* _YOUR TASK_
Type out the data exactly as given. Skip any image.

**** GIVEN DATA ****

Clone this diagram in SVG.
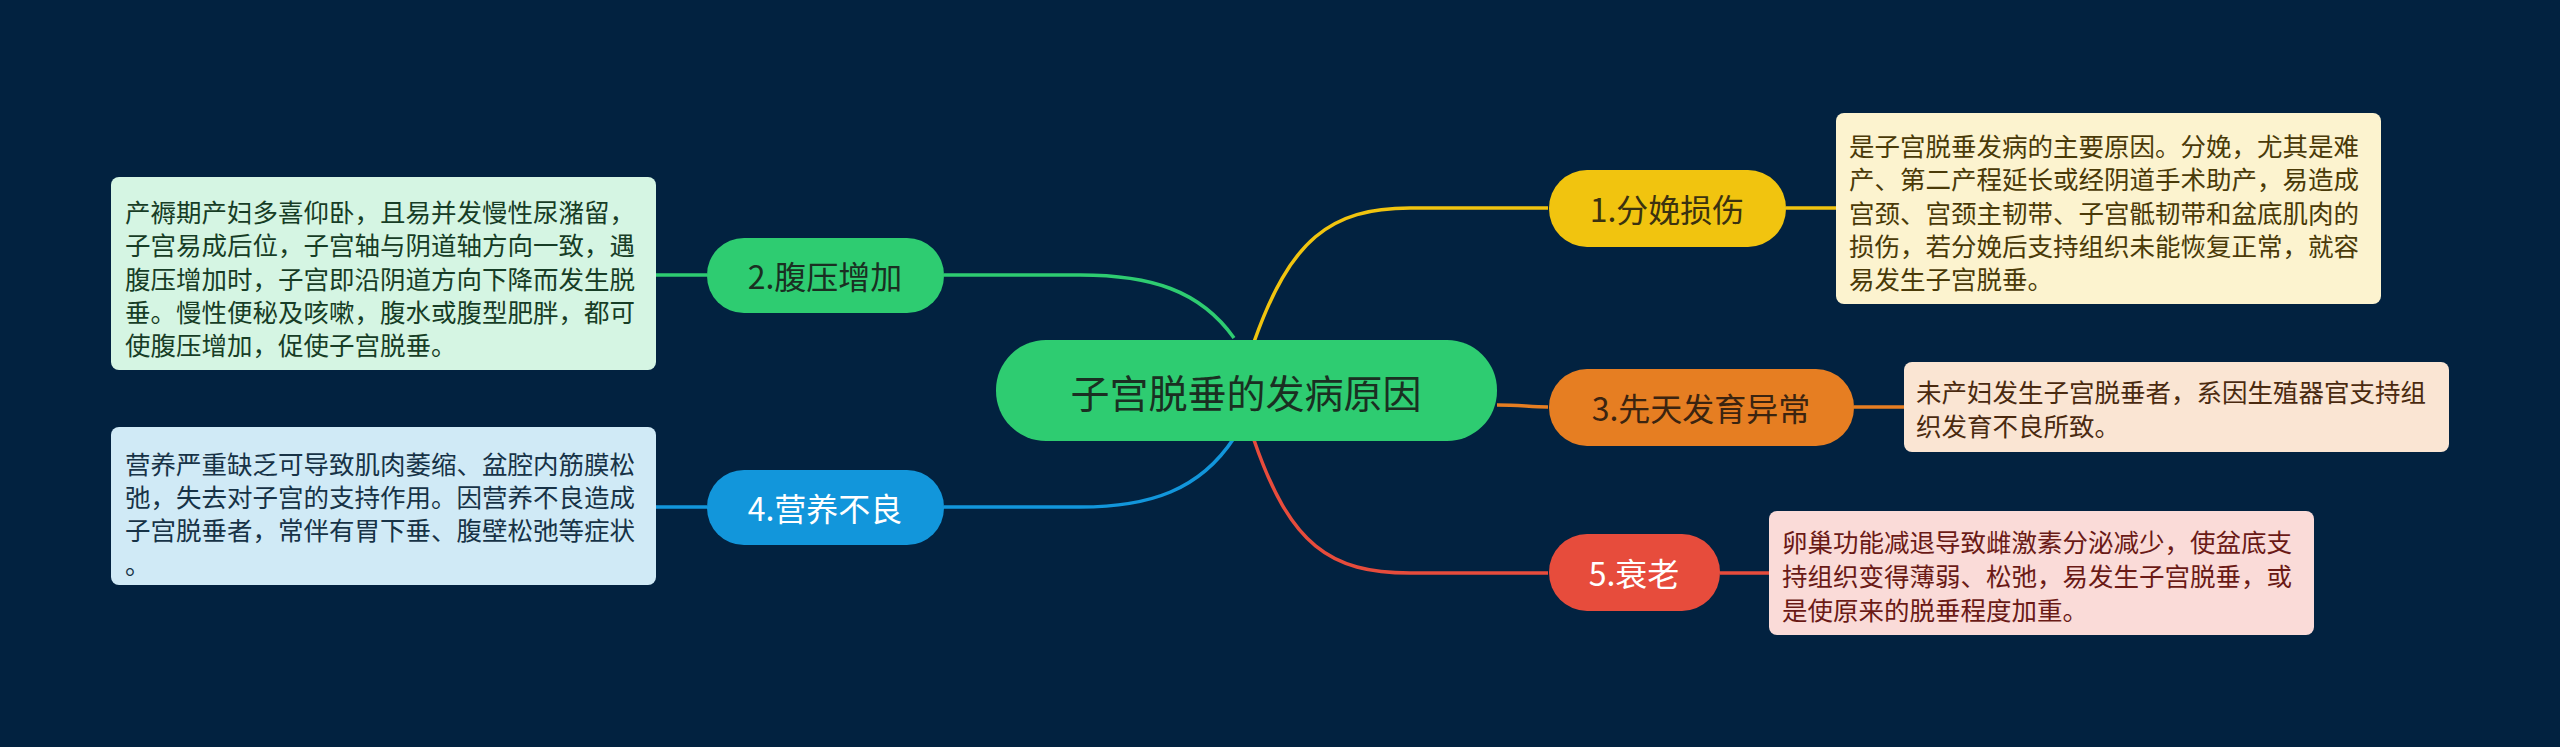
<svg xmlns="http://www.w3.org/2000/svg" width="2560" height="747" viewBox="0 0 2560 747">
<style>
text{font-family:"Noto Sans CJK SC","Noto Sans",sans-serif;dominant-baseline:central}
.c{fill:none;stroke-width:3.5}
.t{font-size:25.5px}
.n{font-size:32px;text-anchor:middle}
</style>
<rect width="2560" height="747" fill="#022240"/>
<g id="connectors">
<path class="c" stroke="#f1c40f" d="M1254,342 C1290,240 1330,208 1410,208 L1548,208 M1786,208 L1836,208"/>
<path class="c" stroke="#e67e22" d="M1497,405 C1520,405 1530,407 1548,407 M1854,407 L1904,407"/>
<path class="c" stroke="#e74c3c" d="M1254,440 C1290,545 1330,573 1410,573 L1548,573 M1720,573 L1769,573"/>
<path class="c" stroke="#2ecc71" d="M1234,338 C1200,290 1150,275 1080,275 L944,275 M707,275 L656,275"/>
<path class="c" stroke="#1296db" d="M1234,438 C1200,490 1150,507 1080,507 L944,507 M707,507 L656,507"/>
</g>
<g id="center"><rect x="996" y="340" width="501" height="101" rx="50" fill="#2ecc71"/><text x="1246" y="391" style="font-size:39px;text-anchor:middle" fill="#1a2f22">子宫脱垂的发病原因</text></g>
<g id="n1"><rect x="1549" y="170" width="237" height="77" rx="38" fill="#f1c40f"/><text class="n" x="1667" y="208" fill="#3b3210">1.分娩损伤</text></g>
<g id="n3"><rect x="1549" y="369" width="305" height="77" rx="38" fill="#e67e22"/><text class="n" x="1701" y="407" fill="#3b2410">3.先天发育异常</text></g>
<g id="n5"><rect x="1549" y="534" width="171" height="77" rx="38" fill="#e74c3c"/><text class="n" x="1634" y="572" fill="#ffffff">5.衰老</text></g>
<g id="n2"><rect x="707" y="238" width="237" height="75" rx="37" fill="#2ecc71"/><text class="n" x="825" y="275" fill="#1a2f22">2.腹压增加</text></g>
<g id="n4"><rect x="707" y="470" width="237" height="75" rx="37" fill="#1296db"/><text class="n" x="825" y="507" fill="#ffffff">4.营养不良</text></g>
<g id="b1"><rect x="1836" y="113" width="545" height="191" rx="8" fill="#fcf3cf"/>
<text class="t" x="1849" fill="#4a3a08"><tspan y="144">是子宫脱垂发病的主要原因。分娩，尤其是难</tspan><tspan x="1849" y="177">产、第二产程延长或经阴道手术助产，易造成</tspan><tspan x="1849" y="211">宫颈、宫颈主韧带、子宫骶韧带和盆底肌肉的</tspan><tspan x="1849" y="244">损伤，若分娩后支持组织未能恢复正常，就容</tspan><tspan x="1849" y="277">易发生子宫脱垂。</tspan></text></g>
<g id="b3"><rect x="1904" y="362" width="545" height="90" rx="8" fill="#fae5d3"/>
<text class="t" x="1916" fill="#4a2a10"><tspan y="390">未产妇发生子宫脱垂者，系因生殖器官支持组</tspan><tspan x="1916" y="424">织发育不良所致。</tspan></text></g>
<g id="b5"><rect x="1769" y="511" width="545" height="124" rx="8" fill="#fadbd8"/>
<text class="t" x="1782" fill="#6a1a16"><tspan y="540">卵巢功能减退导致雌激素分泌减少，使盆底支</tspan><tspan x="1782" y="574">持组织变得薄弱、松弛，易发生子宫脱垂，或</tspan><tspan x="1782" y="608">是使原来的脱垂程度加重。</tspan></text></g>
<g id="b2"><rect x="111" y="177" width="545" height="193" rx="8" fill="#d5f5e3"/>
<text class="t" x="125" fill="#173d26"><tspan y="210">产褥期产妇多喜仰卧，且易并发慢性尿潴留，</tspan><tspan x="125" y="243">子宫易成后位，子宫轴与阴道轴方向一致，遇</tspan><tspan x="125" y="277">腹压增加时，子宫即沿阴道方向下降而发生脱</tspan><tspan x="125" y="310">垂。慢性便秘及咳嗽，腹水或腹型肥胖，都可</tspan><tspan x="125" y="343">使腹压增加，促使子宫脱垂。</tspan></text></g>
<g id="b4"><rect x="111" y="427" width="545" height="158" rx="8" fill="#d0eaf6"/>
<text class="t" x="125" fill="#173347"><tspan y="462">营养严重缺乏可导致肌肉萎缩、盆腔内筋膜松</tspan><tspan x="125" y="495">弛，失去对子宫的支持作用。因营养不良造成</tspan><tspan x="125" y="528">子宫脱垂者，常伴有胃下垂、腹壁松弛等症状</tspan><tspan x="125" y="562">。</tspan></text></g>
</svg>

****

* _SOLUTION FOR THIS TASK_
Clone this diagram in SVG.
<svg xmlns="http://www.w3.org/2000/svg" width="2560" height="747" viewBox="0 0 2560 747">
<style>
text{font-family:"Noto Sans CJK SC","Noto Sans",sans-serif;dominant-baseline:central}
.c{fill:none;stroke-width:3.5}
.t{font-size:25.5px}
.n{font-size:32px;text-anchor:middle}
</style>
<rect width="2560" height="747" fill="#022240"/>
<g id="connectors">
<path class="c" stroke="#f1c40f" d="M1254,342 C1290,240 1330,208 1410,208 L1548,208 M1786,208 L1836,208"/>
<path class="c" stroke="#e67e22" d="M1497,405 C1520,405 1530,407 1548,407 M1854,407 L1904,407"/>
<path class="c" stroke="#e74c3c" d="M1254,440 C1290,545 1330,573 1410,573 L1548,573 M1720,573 L1769,573"/>
<path class="c" stroke="#2ecc71" d="M1234,338 C1200,290 1150,275 1080,275 L944,275 M707,275 L656,275"/>
<path class="c" stroke="#1296db" d="M1234,438 C1200,490 1150,507 1080,507 L944,507 M707,507 L656,507"/>
</g>
<g id="center"><rect x="996" y="340" width="501" height="101" rx="50" fill="#2ecc71"/><text x="1246" y="391" style="font-size:39px;text-anchor:middle" fill="#1a2f22">子宫脱垂的发病原因</text></g>
<g id="n1"><rect x="1549" y="170" width="237" height="77" rx="38" fill="#f1c40f"/><text class="n" x="1667" y="208" fill="#3b3210">1.分娩损伤</text></g>
<g id="n3"><rect x="1549" y="369" width="305" height="77" rx="38" fill="#e67e22"/><text class="n" x="1701" y="407" fill="#3b2410">3.先天发育异常</text></g>
<g id="n5"><rect x="1549" y="534" width="171" height="77" rx="38" fill="#e74c3c"/><text class="n" x="1634" y="572" fill="#ffffff">5.衰老</text></g>
<g id="n2"><rect x="707" y="238" width="237" height="75" rx="37" fill="#2ecc71"/><text class="n" x="825" y="275" fill="#1a2f22">2.腹压增加</text></g>
<g id="n4"><rect x="707" y="470" width="237" height="75" rx="37" fill="#1296db"/><text class="n" x="825" y="507" fill="#ffffff">4.营养不良</text></g>
<g id="b1"><rect x="1836" y="113" width="545" height="191" rx="8" fill="#fcf3cf"/>
<text class="t" x="1849" fill="#4a3a08"><tspan y="144">是子宫脱垂发病的主要原因。分娩，尤其是难</tspan><tspan x="1849" y="177">产、第二产程延长或经阴道手术助产，易造成</tspan><tspan x="1849" y="211">宫颈、宫颈主韧带、子宫骶韧带和盆底肌肉的</tspan><tspan x="1849" y="244">损伤，若分娩后支持组织未能恢复正常，就容</tspan><tspan x="1849" y="277">易发生子宫脱垂。</tspan></text></g>
<g id="b3"><rect x="1904" y="362" width="545" height="90" rx="8" fill="#fae5d3"/>
<text class="t" x="1916" fill="#4a2a10"><tspan y="390">未产妇发生子宫脱垂者，系因生殖器官支持组</tspan><tspan x="1916" y="424">织发育不良所致。</tspan></text></g>
<g id="b5"><rect x="1769" y="511" width="545" height="124" rx="8" fill="#fadbd8"/>
<text class="t" x="1782" fill="#6a1a16"><tspan y="540">卵巢功能减退导致雌激素分泌减少，使盆底支</tspan><tspan x="1782" y="574">持组织变得薄弱、松弛，易发生子宫脱垂，或</tspan><tspan x="1782" y="608">是使原来的脱垂程度加重。</tspan></text></g>
<g id="b2"><rect x="111" y="177" width="545" height="193" rx="8" fill="#d5f5e3"/>
<text class="t" x="125" fill="#173d26"><tspan y="210">产褥期产妇多喜仰卧，且易并发慢性尿潴留，</tspan><tspan x="125" y="243">子宫易成后位，子宫轴与阴道轴方向一致，遇</tspan><tspan x="125" y="277">腹压增加时，子宫即沿阴道方向下降而发生脱</tspan><tspan x="125" y="310">垂。慢性便秘及咳嗽，腹水或腹型肥胖，都可</tspan><tspan x="125" y="343">使腹压增加，促使子宫脱垂。</tspan></text></g>
<g id="b4"><rect x="111" y="427" width="545" height="158" rx="8" fill="#d0eaf6"/>
<text class="t" x="125" fill="#173347"><tspan y="462">营养严重缺乏可导致肌肉萎缩、盆腔内筋膜松</tspan><tspan x="125" y="495">弛，失去对子宫的支持作用。因营养不良造成</tspan><tspan x="125" y="528">子宫脱垂者，常伴有胃下垂、腹壁松弛等症状</tspan><tspan x="125" y="562">。</tspan></text></g>
</svg>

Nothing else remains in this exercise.